Many corporate management teams are undertaking dynamic changes that are adding value to balance sheets and cash flows, and literally growing their margins in a time of general economic contraction. At the same time, current prices and valuations of European securities generally reflect weak expectations. But buying everything in sight is not the correct approach.
Being a successful investor in distressed situations means finding diamonds in the rough. These can be individual companies that have been beaten up, yet offer attractive assets and real prospects for moving forward. Because the market has written them off, they can be superior turnaround situations.

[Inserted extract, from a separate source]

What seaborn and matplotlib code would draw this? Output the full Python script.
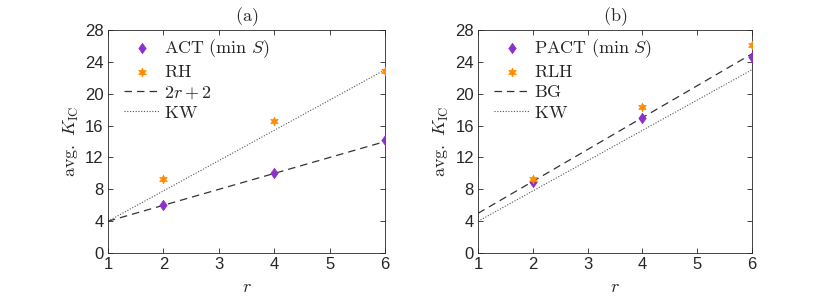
import matplotlib
matplotlib.use("Agg")
import matplotlib.pyplot as plt
import seaborn as sns
import pandas as pd

# ---- data ----
r_vals = [2, 4, 6]
act_min_s = [6.0, 10.0, 14.2]
rh = [9.3, 16.6, 22.9]
pact_min_s = [8.9, 16.9, 24.6]
rlh = [9.3, 18.3, 26.1]
line_r = [1, 6]
two_r_plus_2 = [4, 14]
kw = [4, 23]
bg = [5, 25]

x_ticks = [1, 2, 3, 4, 5, 6]
y_ticks = [0, 4, 8, 12, 16, 20, 24, 28]

sns.set_theme(style="white")
plt.rcParams["mathtext.fontset"] = "cm"
plt.rcParams["font.family"] = ["Liberation Sans", "DejaVu Sans"]

purple = "#8E2FCB"
orange = "#FF8C00"
edge = "#262626"
diamond = [(0, 1), (0.72, 0), (0, -1), (-0.72, 0), (0, 1)]

fig = plt.figure(figsize=(8.3, 3.05), dpi=100)
ax_a = fig.add_axes([0.130, 0.170, 0.334, 0.732])
ax_b = fig.add_axes([0.576, 0.170, 0.330, 0.732])

def panel(ax, pts1, lab1, pts2, lab2, dash_vals, dash_lab, title):
    df1 = pd.DataFrame({"r": r_vals, "v": pts1})
    df2 = pd.DataFrame({"r": r_vals, "v": pts2})
    dfd = pd.DataFrame({"r": line_r, "v": dash_vals})
    dfk = pd.DataFrame({"r": line_r, "v": kw})
    sns.lineplot(data=dfd, x="r", y="v", ax=ax, color="#333333", lw=0.9,
                 linestyle=(0, (6, 4)), label=dash_lab, zorder=2)
    sns.lineplot(data=dfk, x="r", y="v", ax=ax, color="#555555", lw=0.8,
                 linestyle=(0, (1, 1.5)), label=r"$\mathrm{KW}$", zorder=2)
    sns.scatterplot(data=df1, x="r", y="v", ax=ax, marker=diamond, color=purple,
                    s=55, edgecolor=purple, linewidth=0.5, label=lab1, zorder=3)
    sns.scatterplot(data=df2, x="r", y="v", ax=ax, marker=(6, 1, 0), color=orange,
                    s=40, edgecolor=orange, linewidth=0.5, label=lab2, zorder=3)
    ax.set_xlim(1, 6)
    ax.set_ylim(0, 28)
    ax.set_xticks(x_ticks)
    ax.set_yticks(y_ticks)
    ax.tick_params(direction="in", length=3.5, width=0.6, colors=edge,
                   labelsize=12, top=True, right=True, bottom=True, left=True,
                   labelcolor="#262626", pad=3)
    for s in ax.spines.values():
        s.set_color(edge)
        s.set_linewidth(0.6)
    ax.set_xlabel(r"$r$", fontsize=13, labelpad=5)
    ax.set_ylabel(r"$\mathrm{avg.}\ K_{\mathrm{IC}}$", fontsize=13, labelpad=3)
    ax.set_title(title, fontsize=13, pad=6)
    h, l = ax.get_legend_handles_labels()
    order = [2, 3, 0, 1]
    ax.legend([h[i] for i in order], [l[i] for i in order], loc="upper left",
              frameon=False, fontsize=13, handlelength=2.0, handletextpad=0.2,
              labelspacing=0.2, borderaxespad=0.5, bbox_to_anchor=(0.0, 1.04))

panel(ax_a, act_min_s, r"$\mathrm{ACT\ (min\ }S\mathrm{)}$", rh, r"$\mathrm{RH}$",
      two_r_plus_2, r"$2r+2$", r"$\mathrm{(a)}$")
panel(ax_b, pact_min_s, r"$\mathrm{PACT\ (min\ }S\mathrm{)}$", rlh, r"$\mathrm{RLH}$",
      bg, r"$\mathrm{BG}$", r"$\mathrm{(b)}$")

fig.savefig("out.png", dpi=100)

An excellent example of an individual “diamond” is Vivendi. This French conglomerate owns the largest mobile telecom operations in France and Morocco; the largest music company in the world, Universal Music; the largest pay TV business in France; and 62% of video game maker Activision.
Vivendi was once the largest water company in the world, under the name Générale des Eaux. Guided by questionable leadership decisions, the company went on an acquisition spree, spun off its water business, and then floundered for the next decade. Having grossly overpaid for many early acquisitions, the company has been forced over the years to sell some very valuable assets at distressed prices. Thus, shareholders have been burned on many occasions and most have essentially given up on the company. Today, with its stock trading at or near its lowest multiples in years, the company pays a healthy 6.5% dividend – yet its share price continues to flounder.
The company is a classic diamond in the rough with shareholders universally disaffected and calling for real change. New shareholders who have little tolerance for excuses are taking stakes, demanding board representation and pushing for value creation. The assets are sound but undermanaged – yet, change is underway.